⟨

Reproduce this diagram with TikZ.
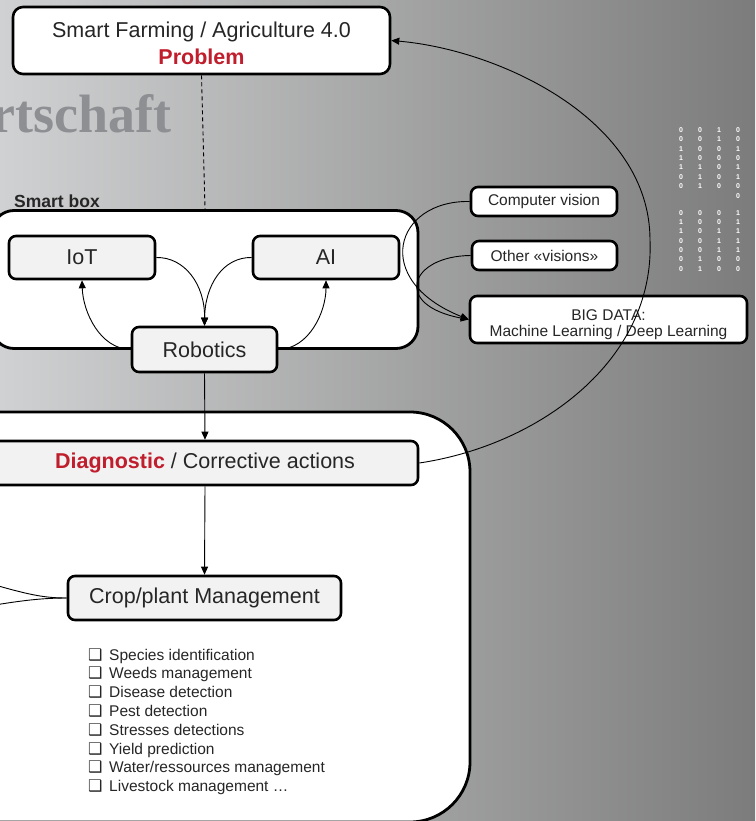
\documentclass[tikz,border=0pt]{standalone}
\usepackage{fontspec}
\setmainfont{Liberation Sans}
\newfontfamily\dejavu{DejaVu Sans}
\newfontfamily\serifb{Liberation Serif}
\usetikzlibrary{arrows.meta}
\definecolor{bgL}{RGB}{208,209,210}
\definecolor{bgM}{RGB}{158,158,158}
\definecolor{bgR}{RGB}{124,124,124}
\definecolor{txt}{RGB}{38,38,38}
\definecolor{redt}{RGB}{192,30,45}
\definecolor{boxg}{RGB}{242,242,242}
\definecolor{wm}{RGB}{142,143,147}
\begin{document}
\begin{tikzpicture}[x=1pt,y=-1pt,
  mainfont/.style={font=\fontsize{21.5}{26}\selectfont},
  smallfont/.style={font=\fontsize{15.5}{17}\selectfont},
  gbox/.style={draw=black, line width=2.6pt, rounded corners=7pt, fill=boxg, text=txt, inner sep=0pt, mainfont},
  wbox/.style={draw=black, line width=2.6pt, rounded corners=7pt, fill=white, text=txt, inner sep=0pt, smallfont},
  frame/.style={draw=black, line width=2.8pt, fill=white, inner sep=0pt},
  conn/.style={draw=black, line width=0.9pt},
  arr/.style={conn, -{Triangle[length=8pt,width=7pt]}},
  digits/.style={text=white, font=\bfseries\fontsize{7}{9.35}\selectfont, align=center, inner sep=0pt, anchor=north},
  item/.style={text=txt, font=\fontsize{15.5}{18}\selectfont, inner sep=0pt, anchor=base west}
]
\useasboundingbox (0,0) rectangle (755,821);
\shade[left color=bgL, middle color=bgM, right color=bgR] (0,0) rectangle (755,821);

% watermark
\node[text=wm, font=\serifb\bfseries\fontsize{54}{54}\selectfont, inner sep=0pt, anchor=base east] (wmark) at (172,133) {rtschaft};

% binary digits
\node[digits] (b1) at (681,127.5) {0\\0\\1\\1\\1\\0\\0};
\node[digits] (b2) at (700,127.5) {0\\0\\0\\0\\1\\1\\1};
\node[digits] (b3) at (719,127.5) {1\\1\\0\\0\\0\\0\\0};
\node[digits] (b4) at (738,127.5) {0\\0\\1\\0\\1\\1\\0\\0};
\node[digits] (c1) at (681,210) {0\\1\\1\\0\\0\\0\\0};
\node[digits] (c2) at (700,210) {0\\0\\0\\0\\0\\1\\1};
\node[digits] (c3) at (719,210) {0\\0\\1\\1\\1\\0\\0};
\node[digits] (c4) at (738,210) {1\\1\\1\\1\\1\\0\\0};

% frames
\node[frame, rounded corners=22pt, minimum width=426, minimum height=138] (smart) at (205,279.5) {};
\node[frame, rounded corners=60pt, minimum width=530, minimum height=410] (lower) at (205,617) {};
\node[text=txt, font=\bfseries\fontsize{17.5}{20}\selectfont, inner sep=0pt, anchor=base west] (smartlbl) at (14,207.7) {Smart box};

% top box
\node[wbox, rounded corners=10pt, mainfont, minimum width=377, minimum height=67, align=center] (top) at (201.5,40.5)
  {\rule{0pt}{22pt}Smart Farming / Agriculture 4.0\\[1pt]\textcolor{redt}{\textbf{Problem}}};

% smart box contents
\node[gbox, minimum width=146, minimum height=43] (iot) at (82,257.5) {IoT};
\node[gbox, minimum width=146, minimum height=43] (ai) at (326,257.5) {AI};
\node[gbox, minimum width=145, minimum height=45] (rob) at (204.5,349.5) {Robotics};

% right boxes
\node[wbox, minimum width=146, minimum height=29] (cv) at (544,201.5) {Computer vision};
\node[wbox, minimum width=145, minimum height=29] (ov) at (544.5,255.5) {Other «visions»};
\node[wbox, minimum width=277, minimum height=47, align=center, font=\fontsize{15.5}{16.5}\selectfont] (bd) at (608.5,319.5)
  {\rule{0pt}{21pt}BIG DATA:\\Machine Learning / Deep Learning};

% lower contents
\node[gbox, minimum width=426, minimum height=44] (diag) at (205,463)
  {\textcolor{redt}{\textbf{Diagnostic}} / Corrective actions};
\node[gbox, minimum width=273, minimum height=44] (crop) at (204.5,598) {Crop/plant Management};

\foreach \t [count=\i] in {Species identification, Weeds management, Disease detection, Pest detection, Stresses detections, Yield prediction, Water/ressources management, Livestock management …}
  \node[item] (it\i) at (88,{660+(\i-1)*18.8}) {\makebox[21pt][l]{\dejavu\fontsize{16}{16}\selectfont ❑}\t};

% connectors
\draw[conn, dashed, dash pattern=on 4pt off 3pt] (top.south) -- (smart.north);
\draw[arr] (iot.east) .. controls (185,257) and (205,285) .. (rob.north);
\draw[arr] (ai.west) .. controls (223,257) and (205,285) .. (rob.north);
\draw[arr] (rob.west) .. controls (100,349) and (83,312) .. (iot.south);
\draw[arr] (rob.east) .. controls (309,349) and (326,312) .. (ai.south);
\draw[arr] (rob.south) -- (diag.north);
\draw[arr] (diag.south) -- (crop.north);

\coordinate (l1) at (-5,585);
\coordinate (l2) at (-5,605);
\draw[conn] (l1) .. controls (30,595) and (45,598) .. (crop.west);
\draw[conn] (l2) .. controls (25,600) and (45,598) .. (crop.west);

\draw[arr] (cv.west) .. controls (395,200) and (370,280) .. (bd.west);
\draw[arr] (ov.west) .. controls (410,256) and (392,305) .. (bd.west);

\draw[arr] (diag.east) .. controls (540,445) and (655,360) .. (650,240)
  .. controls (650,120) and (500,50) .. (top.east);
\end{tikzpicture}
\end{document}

⟩

■ Exercise brief ■
Omit the pictures, then output the rest of the listing exactly.

■ Written reply ■
Reproduce this diagram with TikZ.
\documentclass[tikz,border=0pt]{standalone}
\usepackage{fontspec}
\setmainfont{Liberation Sans}
\newfontfamily\dejavu{DejaVu Sans}
\newfontfamily\serifb{Liberation Serif}
\usetikzlibrary{arrows.meta}
\definecolor{bgL}{RGB}{208,209,210}
\definecolor{bgM}{RGB}{158,158,158}
\definecolor{bgR}{RGB}{124,124,124}
\definecolor{txt}{RGB}{38,38,38}
\definecolor{redt}{RGB}{192,30,45}
\definecolor{boxg}{RGB}{242,242,242}
\definecolor{wm}{RGB}{142,143,147}
\begin{document}
\begin{tikzpicture}[x=1pt,y=-1pt,
  mainfont/.style={font=\fontsize{21.5}{26}\selectfont},
  smallfont/.style={font=\fontsize{15.5}{17}\selectfont},
  gbox/.style={draw=black, line width=2.6pt, rounded corners=7pt, fill=boxg, text=txt, inner sep=0pt, mainfont},
  wbox/.style={draw=black, line width=2.6pt, rounded corners=7pt, fill=white, text=txt, inner sep=0pt, smallfont},
  frame/.style={draw=black, line width=2.8pt, fill=white, inner sep=0pt},
  conn/.style={draw=black, line width=0.9pt},
  arr/.style={conn, -{Triangle[length=8pt,width=7pt]}},
  digits/.style={text=white, font=\bfseries\fontsize{7}{9.35}\selectfont, align=center, inner sep=0pt, anchor=north},
  item/.style={text=txt, font=\fontsize{15.5}{18}\selectfont, inner sep=0pt, anchor=base west}
]
\useasboundingbox (0,0) rectangle (755,821);
\shade[left color=bgL, middle color=bgM, right color=bgR] (0,0) rectangle (755,821);

% watermark
\node[text=wm, font=\serifb\bfseries\fontsize{54}{54}\selectfont, inner sep=0pt, anchor=base east] (wmark) at (172,133) {rtschaft};

% binary digits
\node[digits] (b1) at (681,127.5) {0\\0\\1\\1\\1\\0\\0};
\node[digits] (b2) at (700,127.5) {0\\0\\0\\0\\1\\1\\1};
\node[digits] (b3) at (719,127.5) {1\\1\\0\\0\\0\\0\\0};
\node[digits] (b4) at (738,127.5) {0\\0\\1\\0\\1\\1\\0\\0};
\node[digits] (c1) at (681,210) {0\\1\\1\\0\\0\\0\\0};
\node[digits] (c2) at (700,210) {0\\0\\0\\0\\0\\1\\1};
\node[digits] (c3) at (719,210) {0\\0\\1\\1\\1\\0\\0};
\node[digits] (c4) at (738,210) {1\\1\\1\\1\\1\\0\\0};

% frames
\node[frame, rounded corners=22pt, minimum width=426, minimum height=138] (smart) at (205,279.5) {};
\node[frame, rounded corners=60pt, minimum width=530, minimum height=410] (lower) at (205,617) {};
\node[text=txt, font=\bfseries\fontsize{17.5}{20}\selectfont, inner sep=0pt, anchor=base west] (smartlbl) at (14,207.7) {Smart box};

% top box
\node[wbox, rounded corners=10pt, mainfont, minimum width=377, minimum height=67, align=center] (top) at (201.5,40.5)
  {\rule{0pt}{22pt}Smart Farming / Agriculture 4.0\\[1pt]\textcolor{redt}{\textbf{Problem}}};

% smart box contents
\node[gbox, minimum width=146, minimum height=43] (iot) at (82,257.5) {IoT};
\node[gbox, minimum width=146, minimum height=43] (ai) at (326,257.5) {AI};
\node[gbox, minimum width=145, minimum height=45] (rob) at (204.5,349.5) {Robotics};

% right boxes
\node[wbox, minimum width=146, minimum height=29] (cv) at (544,201.5) {Computer vision};
\node[wbox, minimum width=145, minimum height=29] (ov) at (544.5,255.5) {Other «visions»};
\node[wbox, minimum width=277, minimum height=47, align=center, font=\fontsize{15.5}{16.5}\selectfont] (bd) at (608.5,319.5)
  {\rule{0pt}{21pt}BIG DATA:\\Machine Learning / Deep Learning};

% lower contents
\node[gbox, minimum width=426, minimum height=44] (diag) at (205,463)
  {\textcolor{redt}{\textbf{Diagnostic}} / Corrective actions};
\node[gbox, minimum width=273, minimum height=44] (crop) at (204.5,598) {Crop/plant Management};

\foreach \t [count=\i] in {Species identification, Weeds management, Disease detection, Pest detection, Stresses detections, Yield prediction, Water/ressources management, Livestock management …}
  \node[item] (it\i) at (88,{660+(\i-1)*18.8}) {\makebox[21pt][l]{\dejavu\fontsize{16}{16}\selectfont ❑}\t};

% connectors
\draw[conn, dashed, dash pattern=on 4pt off 3pt] (top.south) -- (smart.north);
\draw[arr] (iot.east) .. controls (185,257) and (205,285) .. (rob.north);
\draw[arr] (ai.west) .. controls (223,257) and (205,285) .. (rob.north);
\draw[arr] (rob.west) .. controls (100,349) and (83,312) .. (iot.south);
\draw[arr] (rob.east) .. controls (309,349) and (326,312) .. (ai.south);
\draw[arr] (rob.south) -- (diag.north);
\draw[arr] (diag.south) -- (crop.north);

\coordinate (l1) at (-5,585);
\coordinate (l2) at (-5,605);
\draw[conn] (l1) .. controls (30,595) and (45,598) .. (crop.west);
\draw[conn] (l2) .. controls (25,600) and (45,598) .. (crop.west);

\draw[arr] (cv.west) .. controls (395,200) and (370,280) .. (bd.west);
\draw[arr] (ov.west) .. controls (410,256) and (392,305) .. (bd.west);

\draw[arr] (diag.east) .. controls (540,445) and (655,360) .. (650,240)
  .. controls (650,120) and (500,50) .. (top.east);
\end{tikzpicture}
\end{document}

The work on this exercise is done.